There has already been outcry over the heavy facial prosthetics Mirren dons for the movie, and for the fact that she is not Jewish, but despite all of that, the trailer shows her portraying a strong, outspoken Meir who is struck by the magnitude of the horror of this war and its human price.

The trailer also features a cover of Leonard Cohen’s song “Who By Fire,” which incorporates the Yom Kippur prayer “Unetanneh Tokef.” Cohen famously visited Israel during the Yom Kippur War to sing to soldiers in the frontlines.

We also get a reminder of the prime minister’s origins. Meir was born Golda Mabovich in 1898, in what is now Ukraine, and she joined her father in Milwaukee in 1906.

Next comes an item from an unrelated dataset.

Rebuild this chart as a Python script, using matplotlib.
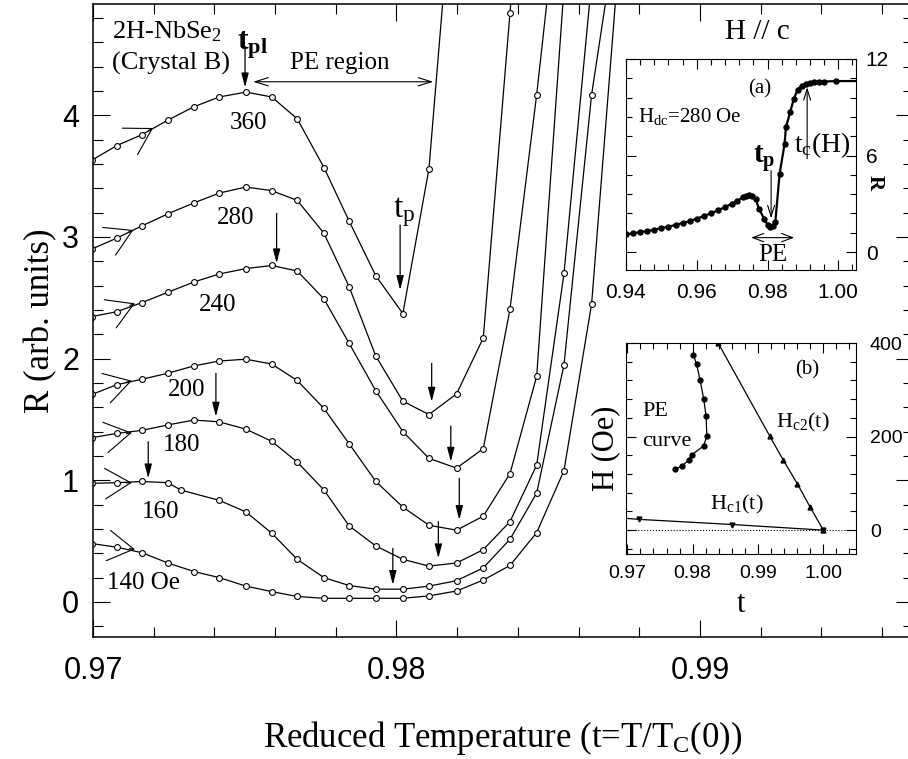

“When I was a child in Ukraine,” she tells Kissinger on the phone in the trailer, “they would beat Jews in the street for fun. I am not that little girl hiding in the basement.”

“All those boys,” she says at the end of the trailer, referring to the over 2000 soldiers killed in one of Israel’s most fatal conflicts, “I will carry that pain to my grave.”

Meir resigned after the Yom Kippur War, in 1974, and remained haunted by that war until her death in 1978.

She remains an extremely controversial figure, just like Henry Kissinger, who turned 100 this year and is still making headlines for his polemic statements.

And yet Golda Meir is an icon and history-maker, too — the first female Israeli Prime Minister and fourth female leader of a nation in the world — and an inspiration for some pretty remarkable art. It looks like this movie will be a deft and entrancing exploration of the most dramatic chapter of her life.